Records follow. Copy every line with "that".

Data =
---------------

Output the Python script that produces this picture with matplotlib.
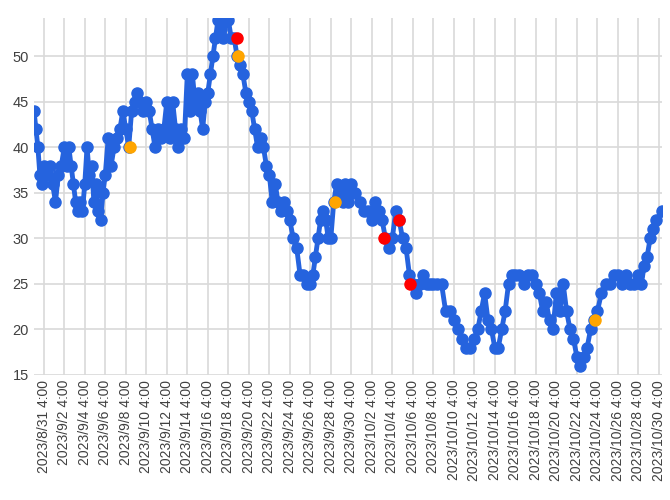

---------------

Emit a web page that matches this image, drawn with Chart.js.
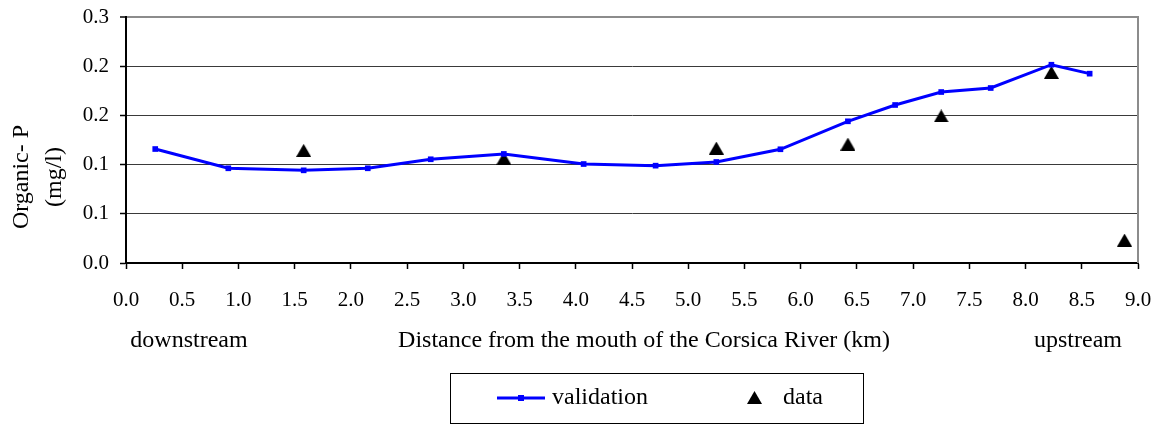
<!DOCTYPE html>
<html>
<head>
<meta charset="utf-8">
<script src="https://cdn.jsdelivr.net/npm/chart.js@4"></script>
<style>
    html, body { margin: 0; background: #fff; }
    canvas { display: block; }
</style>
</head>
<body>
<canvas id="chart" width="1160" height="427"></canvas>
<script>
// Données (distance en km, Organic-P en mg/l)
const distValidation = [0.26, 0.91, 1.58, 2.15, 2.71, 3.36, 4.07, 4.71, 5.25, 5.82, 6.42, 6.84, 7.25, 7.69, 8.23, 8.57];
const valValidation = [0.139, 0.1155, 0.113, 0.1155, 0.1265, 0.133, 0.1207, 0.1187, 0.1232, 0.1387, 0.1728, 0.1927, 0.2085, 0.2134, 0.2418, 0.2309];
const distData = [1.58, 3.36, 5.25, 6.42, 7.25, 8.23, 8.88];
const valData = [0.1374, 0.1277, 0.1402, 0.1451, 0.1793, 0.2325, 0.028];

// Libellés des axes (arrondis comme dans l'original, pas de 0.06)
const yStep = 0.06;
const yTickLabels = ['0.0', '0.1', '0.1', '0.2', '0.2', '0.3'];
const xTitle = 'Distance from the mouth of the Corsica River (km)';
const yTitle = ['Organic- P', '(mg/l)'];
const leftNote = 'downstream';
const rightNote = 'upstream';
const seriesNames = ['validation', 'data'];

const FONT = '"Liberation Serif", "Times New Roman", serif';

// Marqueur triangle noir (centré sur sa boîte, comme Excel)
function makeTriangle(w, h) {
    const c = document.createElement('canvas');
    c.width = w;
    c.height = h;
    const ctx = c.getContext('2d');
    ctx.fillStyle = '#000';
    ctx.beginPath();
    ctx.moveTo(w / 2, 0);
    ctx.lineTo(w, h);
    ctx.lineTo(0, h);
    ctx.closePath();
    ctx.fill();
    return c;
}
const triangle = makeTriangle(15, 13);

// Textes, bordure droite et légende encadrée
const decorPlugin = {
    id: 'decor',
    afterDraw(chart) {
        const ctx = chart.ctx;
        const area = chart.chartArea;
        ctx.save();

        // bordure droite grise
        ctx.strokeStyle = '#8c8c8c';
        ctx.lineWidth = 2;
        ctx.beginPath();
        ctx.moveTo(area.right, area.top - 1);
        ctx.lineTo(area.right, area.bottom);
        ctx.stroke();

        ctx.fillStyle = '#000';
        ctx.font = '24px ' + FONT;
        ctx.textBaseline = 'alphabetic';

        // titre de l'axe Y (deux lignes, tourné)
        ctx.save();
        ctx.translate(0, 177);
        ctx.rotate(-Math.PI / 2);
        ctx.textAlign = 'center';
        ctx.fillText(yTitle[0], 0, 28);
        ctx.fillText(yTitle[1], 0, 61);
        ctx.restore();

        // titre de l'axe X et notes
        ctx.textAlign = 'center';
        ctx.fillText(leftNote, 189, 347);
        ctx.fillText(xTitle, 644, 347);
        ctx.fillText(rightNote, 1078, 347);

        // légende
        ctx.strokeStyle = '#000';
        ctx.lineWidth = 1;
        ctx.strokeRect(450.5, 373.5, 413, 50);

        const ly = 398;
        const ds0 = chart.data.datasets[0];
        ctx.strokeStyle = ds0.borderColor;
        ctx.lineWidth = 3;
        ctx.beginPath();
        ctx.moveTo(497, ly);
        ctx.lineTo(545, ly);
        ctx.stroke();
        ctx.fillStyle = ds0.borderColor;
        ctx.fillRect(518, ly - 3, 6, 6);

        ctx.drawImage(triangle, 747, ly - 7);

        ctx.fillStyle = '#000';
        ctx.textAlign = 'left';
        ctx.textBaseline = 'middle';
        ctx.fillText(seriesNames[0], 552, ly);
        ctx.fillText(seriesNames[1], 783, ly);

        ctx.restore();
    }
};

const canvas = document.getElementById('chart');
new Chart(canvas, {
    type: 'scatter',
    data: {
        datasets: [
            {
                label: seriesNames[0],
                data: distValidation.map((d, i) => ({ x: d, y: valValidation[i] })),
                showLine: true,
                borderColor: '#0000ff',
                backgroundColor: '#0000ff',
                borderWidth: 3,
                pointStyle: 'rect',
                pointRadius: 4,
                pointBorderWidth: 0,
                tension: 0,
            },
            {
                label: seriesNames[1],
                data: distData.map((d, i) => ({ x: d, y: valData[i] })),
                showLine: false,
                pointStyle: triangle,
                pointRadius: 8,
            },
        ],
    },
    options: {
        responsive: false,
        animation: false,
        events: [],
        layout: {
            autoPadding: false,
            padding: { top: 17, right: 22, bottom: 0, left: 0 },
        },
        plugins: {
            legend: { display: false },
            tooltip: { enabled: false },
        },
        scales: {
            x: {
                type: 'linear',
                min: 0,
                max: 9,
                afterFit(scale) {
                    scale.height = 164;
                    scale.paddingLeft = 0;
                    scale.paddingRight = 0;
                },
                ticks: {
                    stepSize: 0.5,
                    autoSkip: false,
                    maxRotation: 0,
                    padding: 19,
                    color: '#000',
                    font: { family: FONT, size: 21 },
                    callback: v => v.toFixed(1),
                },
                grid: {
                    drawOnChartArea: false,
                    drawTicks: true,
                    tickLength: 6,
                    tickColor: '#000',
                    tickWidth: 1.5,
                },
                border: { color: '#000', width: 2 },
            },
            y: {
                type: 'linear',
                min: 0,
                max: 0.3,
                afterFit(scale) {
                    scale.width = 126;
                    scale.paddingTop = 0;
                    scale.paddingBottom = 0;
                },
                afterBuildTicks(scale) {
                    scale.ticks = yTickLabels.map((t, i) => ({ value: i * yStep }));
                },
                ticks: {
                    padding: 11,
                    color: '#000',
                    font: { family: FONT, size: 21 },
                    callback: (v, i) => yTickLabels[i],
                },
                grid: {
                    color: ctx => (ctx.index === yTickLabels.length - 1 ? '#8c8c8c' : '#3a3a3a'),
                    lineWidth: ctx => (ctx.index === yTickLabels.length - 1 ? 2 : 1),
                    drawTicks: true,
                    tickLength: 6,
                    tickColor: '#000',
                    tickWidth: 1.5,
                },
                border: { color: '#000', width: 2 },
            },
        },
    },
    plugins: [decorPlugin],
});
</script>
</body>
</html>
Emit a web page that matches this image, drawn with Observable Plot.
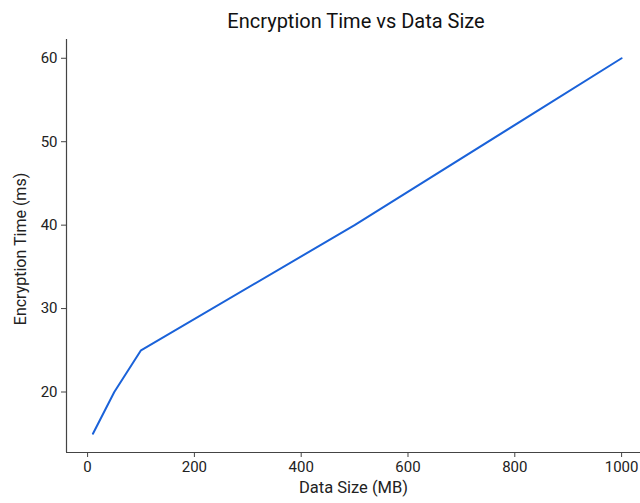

---------------

Correct output =
Output the Python script that produces this picture with matplotlib.
Emit a web page that matches this image, drawn with Chart.js.
Emit a web page that matches this image, drawn with Observable Plot.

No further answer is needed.